Exercise objective => Reproduce each line bearing the word "Generate".

*** Records provided

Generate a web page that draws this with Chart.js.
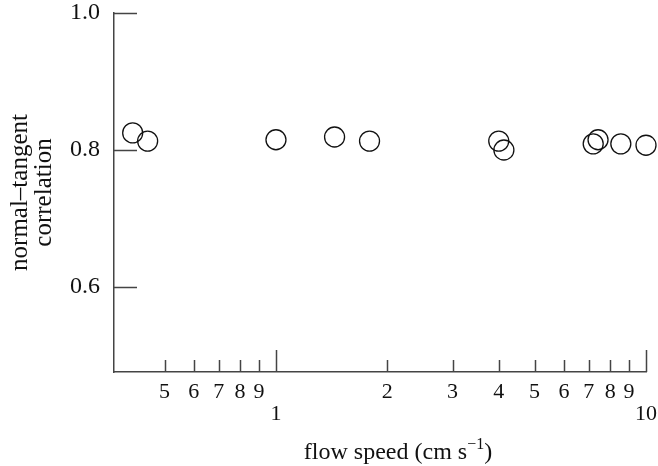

******
*** Records provided

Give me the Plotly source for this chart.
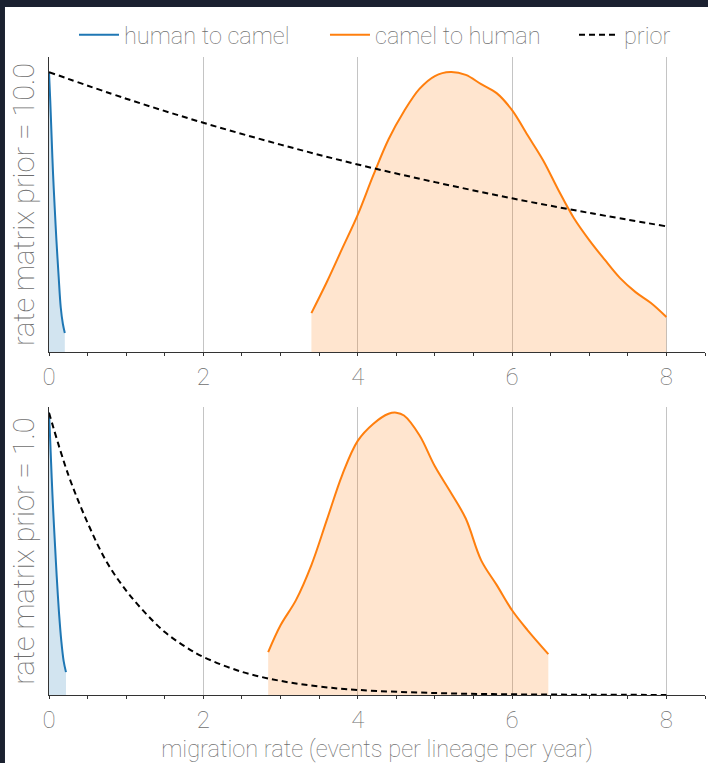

******
*** Records provided

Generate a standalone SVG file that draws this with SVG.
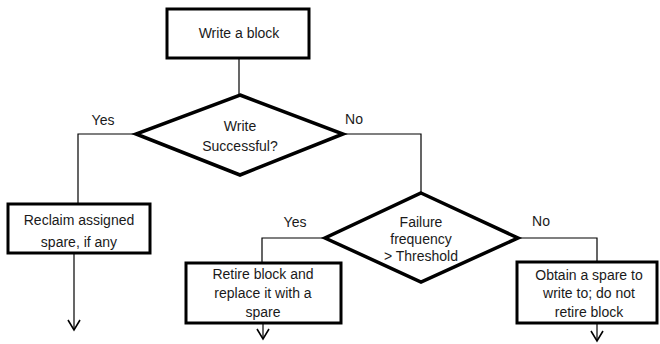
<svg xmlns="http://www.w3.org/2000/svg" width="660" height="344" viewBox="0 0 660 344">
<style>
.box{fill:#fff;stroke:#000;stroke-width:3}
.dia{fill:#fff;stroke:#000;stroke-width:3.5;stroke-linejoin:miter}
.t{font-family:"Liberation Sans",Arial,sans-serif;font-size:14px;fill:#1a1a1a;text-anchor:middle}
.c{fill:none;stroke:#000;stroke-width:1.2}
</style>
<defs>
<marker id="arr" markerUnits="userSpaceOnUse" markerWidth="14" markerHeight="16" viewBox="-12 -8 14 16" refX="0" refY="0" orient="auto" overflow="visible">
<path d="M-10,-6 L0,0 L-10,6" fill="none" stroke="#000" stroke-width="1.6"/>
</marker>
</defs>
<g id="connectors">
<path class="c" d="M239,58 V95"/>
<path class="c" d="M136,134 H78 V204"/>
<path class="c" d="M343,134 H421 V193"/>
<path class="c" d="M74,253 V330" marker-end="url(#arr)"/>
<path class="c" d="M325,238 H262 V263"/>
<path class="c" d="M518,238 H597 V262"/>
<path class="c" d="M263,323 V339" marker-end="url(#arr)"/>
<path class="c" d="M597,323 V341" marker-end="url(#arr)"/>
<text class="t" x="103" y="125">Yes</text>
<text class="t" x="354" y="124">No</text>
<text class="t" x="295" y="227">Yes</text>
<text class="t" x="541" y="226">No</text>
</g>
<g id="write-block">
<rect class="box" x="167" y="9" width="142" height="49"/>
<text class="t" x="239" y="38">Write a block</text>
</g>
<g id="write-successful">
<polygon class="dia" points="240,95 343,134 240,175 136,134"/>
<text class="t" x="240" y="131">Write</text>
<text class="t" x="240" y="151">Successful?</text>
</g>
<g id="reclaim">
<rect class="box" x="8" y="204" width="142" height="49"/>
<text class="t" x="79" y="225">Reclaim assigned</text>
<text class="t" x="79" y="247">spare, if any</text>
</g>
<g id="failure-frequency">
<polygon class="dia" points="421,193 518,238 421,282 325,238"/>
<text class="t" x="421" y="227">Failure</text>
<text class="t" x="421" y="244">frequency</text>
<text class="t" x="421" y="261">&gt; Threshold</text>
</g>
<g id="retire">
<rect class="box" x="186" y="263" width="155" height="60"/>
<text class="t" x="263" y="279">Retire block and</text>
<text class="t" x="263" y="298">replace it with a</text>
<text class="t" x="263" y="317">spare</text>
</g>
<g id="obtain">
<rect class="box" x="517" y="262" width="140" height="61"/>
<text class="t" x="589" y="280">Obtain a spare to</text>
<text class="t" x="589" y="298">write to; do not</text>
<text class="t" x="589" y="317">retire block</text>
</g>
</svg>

******

Written response =>
Generate a web page that draws this with Chart.js.
Generate a standalone SVG file that draws this with SVG.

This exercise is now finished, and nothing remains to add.